■ DATASET ■
[START]

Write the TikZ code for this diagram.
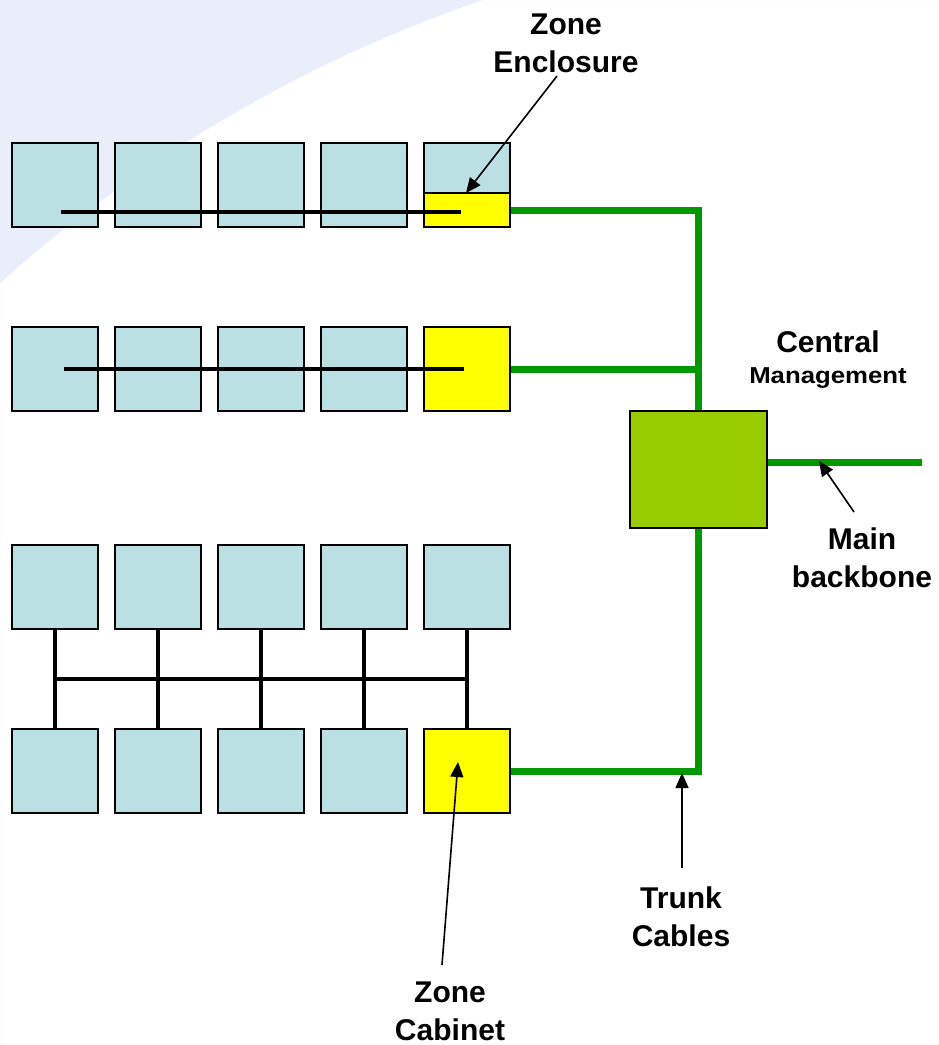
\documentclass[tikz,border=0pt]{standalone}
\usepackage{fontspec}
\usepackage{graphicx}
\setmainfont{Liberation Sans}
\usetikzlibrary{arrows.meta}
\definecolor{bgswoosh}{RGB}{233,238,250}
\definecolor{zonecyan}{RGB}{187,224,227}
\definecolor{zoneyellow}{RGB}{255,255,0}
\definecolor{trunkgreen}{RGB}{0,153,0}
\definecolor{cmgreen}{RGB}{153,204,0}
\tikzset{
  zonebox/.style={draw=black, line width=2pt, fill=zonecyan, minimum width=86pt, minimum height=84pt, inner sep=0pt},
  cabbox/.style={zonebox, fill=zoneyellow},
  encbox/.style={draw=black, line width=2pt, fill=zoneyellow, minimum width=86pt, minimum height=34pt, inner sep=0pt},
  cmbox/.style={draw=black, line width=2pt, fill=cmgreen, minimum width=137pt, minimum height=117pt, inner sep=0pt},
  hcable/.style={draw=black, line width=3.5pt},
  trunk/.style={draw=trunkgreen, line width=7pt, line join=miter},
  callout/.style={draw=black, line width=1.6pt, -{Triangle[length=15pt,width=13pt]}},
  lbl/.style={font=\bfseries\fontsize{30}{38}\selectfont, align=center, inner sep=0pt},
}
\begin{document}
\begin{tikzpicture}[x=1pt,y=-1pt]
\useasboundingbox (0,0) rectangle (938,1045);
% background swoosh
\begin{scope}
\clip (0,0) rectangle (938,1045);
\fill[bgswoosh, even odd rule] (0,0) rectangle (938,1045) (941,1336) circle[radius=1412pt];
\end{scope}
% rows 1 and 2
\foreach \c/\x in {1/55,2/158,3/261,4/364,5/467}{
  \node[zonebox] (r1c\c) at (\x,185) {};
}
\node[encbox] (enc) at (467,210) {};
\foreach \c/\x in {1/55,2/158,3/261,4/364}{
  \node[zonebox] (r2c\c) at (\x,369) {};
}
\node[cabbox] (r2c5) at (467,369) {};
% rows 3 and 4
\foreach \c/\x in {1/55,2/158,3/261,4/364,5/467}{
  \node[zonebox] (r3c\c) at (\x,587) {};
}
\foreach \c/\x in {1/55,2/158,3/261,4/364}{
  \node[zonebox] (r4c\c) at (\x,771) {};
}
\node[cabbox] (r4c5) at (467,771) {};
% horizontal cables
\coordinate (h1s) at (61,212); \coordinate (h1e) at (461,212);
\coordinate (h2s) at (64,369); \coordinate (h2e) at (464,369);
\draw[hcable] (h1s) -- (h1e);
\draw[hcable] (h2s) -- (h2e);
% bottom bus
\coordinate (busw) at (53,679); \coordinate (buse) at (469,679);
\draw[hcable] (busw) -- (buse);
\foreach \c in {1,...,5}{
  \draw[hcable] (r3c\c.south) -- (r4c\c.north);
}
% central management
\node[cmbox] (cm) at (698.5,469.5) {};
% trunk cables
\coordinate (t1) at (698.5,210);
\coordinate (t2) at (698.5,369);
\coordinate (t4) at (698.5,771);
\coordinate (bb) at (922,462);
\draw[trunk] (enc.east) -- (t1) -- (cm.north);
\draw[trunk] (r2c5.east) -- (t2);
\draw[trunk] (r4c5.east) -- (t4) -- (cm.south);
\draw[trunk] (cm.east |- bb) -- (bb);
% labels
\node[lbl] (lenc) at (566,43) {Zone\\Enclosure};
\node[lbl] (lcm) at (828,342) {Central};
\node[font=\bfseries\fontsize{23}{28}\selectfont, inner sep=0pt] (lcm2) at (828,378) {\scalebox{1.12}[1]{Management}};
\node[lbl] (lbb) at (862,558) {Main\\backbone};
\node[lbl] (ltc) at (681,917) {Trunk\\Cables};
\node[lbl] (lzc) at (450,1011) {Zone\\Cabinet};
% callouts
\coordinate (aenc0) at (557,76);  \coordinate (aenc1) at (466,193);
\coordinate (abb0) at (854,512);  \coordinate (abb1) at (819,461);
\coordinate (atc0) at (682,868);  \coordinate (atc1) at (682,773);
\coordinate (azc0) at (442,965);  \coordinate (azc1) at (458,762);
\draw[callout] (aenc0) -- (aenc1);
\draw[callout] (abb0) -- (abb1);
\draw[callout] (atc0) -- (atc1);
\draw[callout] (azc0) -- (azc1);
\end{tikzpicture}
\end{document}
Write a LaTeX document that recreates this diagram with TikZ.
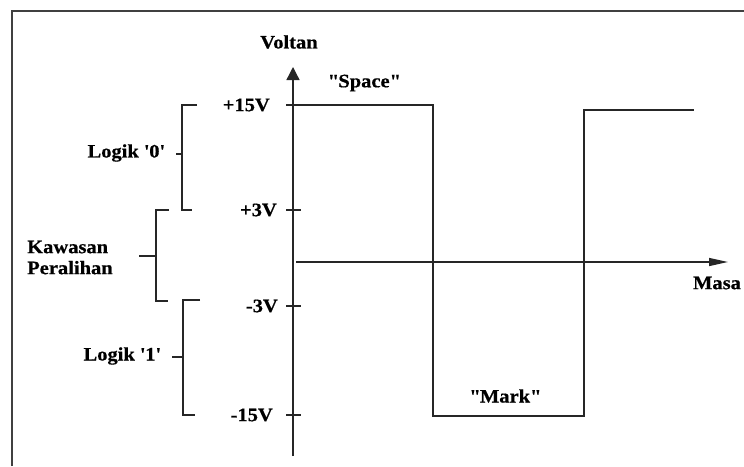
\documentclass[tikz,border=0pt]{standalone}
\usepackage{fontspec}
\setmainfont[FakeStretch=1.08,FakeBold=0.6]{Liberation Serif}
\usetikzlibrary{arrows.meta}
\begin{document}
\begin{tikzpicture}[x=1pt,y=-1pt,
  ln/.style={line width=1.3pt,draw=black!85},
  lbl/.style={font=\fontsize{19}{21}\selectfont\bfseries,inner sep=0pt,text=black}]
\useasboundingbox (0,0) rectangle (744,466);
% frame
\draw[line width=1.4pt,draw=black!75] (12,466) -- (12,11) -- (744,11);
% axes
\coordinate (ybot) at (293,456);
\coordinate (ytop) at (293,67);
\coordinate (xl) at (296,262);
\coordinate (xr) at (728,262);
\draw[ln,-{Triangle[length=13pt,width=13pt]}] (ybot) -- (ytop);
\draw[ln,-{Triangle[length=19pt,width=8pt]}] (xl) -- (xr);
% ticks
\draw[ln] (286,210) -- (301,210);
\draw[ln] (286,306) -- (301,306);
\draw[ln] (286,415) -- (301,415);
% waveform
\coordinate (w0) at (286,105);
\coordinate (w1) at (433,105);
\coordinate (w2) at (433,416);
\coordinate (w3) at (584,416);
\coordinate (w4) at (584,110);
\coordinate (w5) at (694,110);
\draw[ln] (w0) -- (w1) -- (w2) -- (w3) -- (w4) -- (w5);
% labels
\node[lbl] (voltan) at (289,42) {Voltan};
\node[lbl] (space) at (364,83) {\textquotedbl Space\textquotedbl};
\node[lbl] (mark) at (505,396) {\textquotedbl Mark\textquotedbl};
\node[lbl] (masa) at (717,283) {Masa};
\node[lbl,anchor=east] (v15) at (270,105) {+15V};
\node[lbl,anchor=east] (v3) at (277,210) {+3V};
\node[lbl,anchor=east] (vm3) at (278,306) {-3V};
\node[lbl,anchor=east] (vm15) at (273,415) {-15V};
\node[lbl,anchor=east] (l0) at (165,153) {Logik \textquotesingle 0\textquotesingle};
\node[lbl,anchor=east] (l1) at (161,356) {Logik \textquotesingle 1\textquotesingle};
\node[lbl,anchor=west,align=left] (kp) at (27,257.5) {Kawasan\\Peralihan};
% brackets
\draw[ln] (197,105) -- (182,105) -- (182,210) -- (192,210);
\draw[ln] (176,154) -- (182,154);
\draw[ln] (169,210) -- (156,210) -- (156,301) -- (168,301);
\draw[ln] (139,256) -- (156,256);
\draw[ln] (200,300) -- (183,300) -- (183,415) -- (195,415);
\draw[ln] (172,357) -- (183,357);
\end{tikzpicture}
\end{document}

[END]

■ WORK TO DO ■
The line that contains "Write a LaTeX" opens the part to copy, and the last line of the records closes it; set down those lines exactly, pictures excluded.

■ PROBLEM SOLUTION ■
Write a LaTeX document that recreates this diagram with TikZ.
\documentclass[tikz,border=0pt]{standalone}
\usepackage{fontspec}
\setmainfont[FakeStretch=1.08,FakeBold=0.6]{Liberation Serif}
\usetikzlibrary{arrows.meta}
\begin{document}
\begin{tikzpicture}[x=1pt,y=-1pt,
  ln/.style={line width=1.3pt,draw=black!85},
  lbl/.style={font=\fontsize{19}{21}\selectfont\bfseries,inner sep=0pt,text=black}]
\useasboundingbox (0,0) rectangle (744,466);
% frame
\draw[line width=1.4pt,draw=black!75] (12,466) -- (12,11) -- (744,11);
% axes
\coordinate (ybot) at (293,456);
\coordinate (ytop) at (293,67);
\coordinate (xl) at (296,262);
\coordinate (xr) at (728,262);
\draw[ln,-{Triangle[length=13pt,width=13pt]}] (ybot) -- (ytop);
\draw[ln,-{Triangle[length=19pt,width=8pt]}] (xl) -- (xr);
% ticks
\draw[ln] (286,210) -- (301,210);
\draw[ln] (286,306) -- (301,306);
\draw[ln] (286,415) -- (301,415);
% waveform
\coordinate (w0) at (286,105);
\coordinate (w1) at (433,105);
\coordinate (w2) at (433,416);
\coordinate (w3) at (584,416);
\coordinate (w4) at (584,110);
\coordinate (w5) at (694,110);
\draw[ln] (w0) -- (w1) -- (w2) -- (w3) -- (w4) -- (w5);
% labels
\node[lbl] (voltan) at (289,42) {Voltan};
\node[lbl] (space) at (364,83) {\textquotedbl Space\textquotedbl};
\node[lbl] (mark) at (505,396) {\textquotedbl Mark\textquotedbl};
\node[lbl] (masa) at (717,283) {Masa};
\node[lbl,anchor=east] (v15) at (270,105) {+15V};
\node[lbl,anchor=east] (v3) at (277,210) {+3V};
\node[lbl,anchor=east] (vm3) at (278,306) {-3V};
\node[lbl,anchor=east] (vm15) at (273,415) {-15V};
\node[lbl,anchor=east] (l0) at (165,153) {Logik \textquotesingle 0\textquotesingle};
\node[lbl,anchor=east] (l1) at (161,356) {Logik \textquotesingle 1\textquotesingle};
\node[lbl,anchor=west,align=left] (kp) at (27,257.5) {Kawasan\\Peralihan};
% brackets
\draw[ln] (197,105) -- (182,105) -- (182,210) -- (192,210);
\draw[ln] (176,154) -- (182,154);
\draw[ln] (169,210) -- (156,210) -- (156,301) -- (168,301);
\draw[ln] (139,256) -- (156,256);
\draw[ln] (200,300) -- (183,300) -- (183,415) -- (195,415);
\draw[ln] (172,357) -- (183,357);
\end{tikzpicture}
\end{document}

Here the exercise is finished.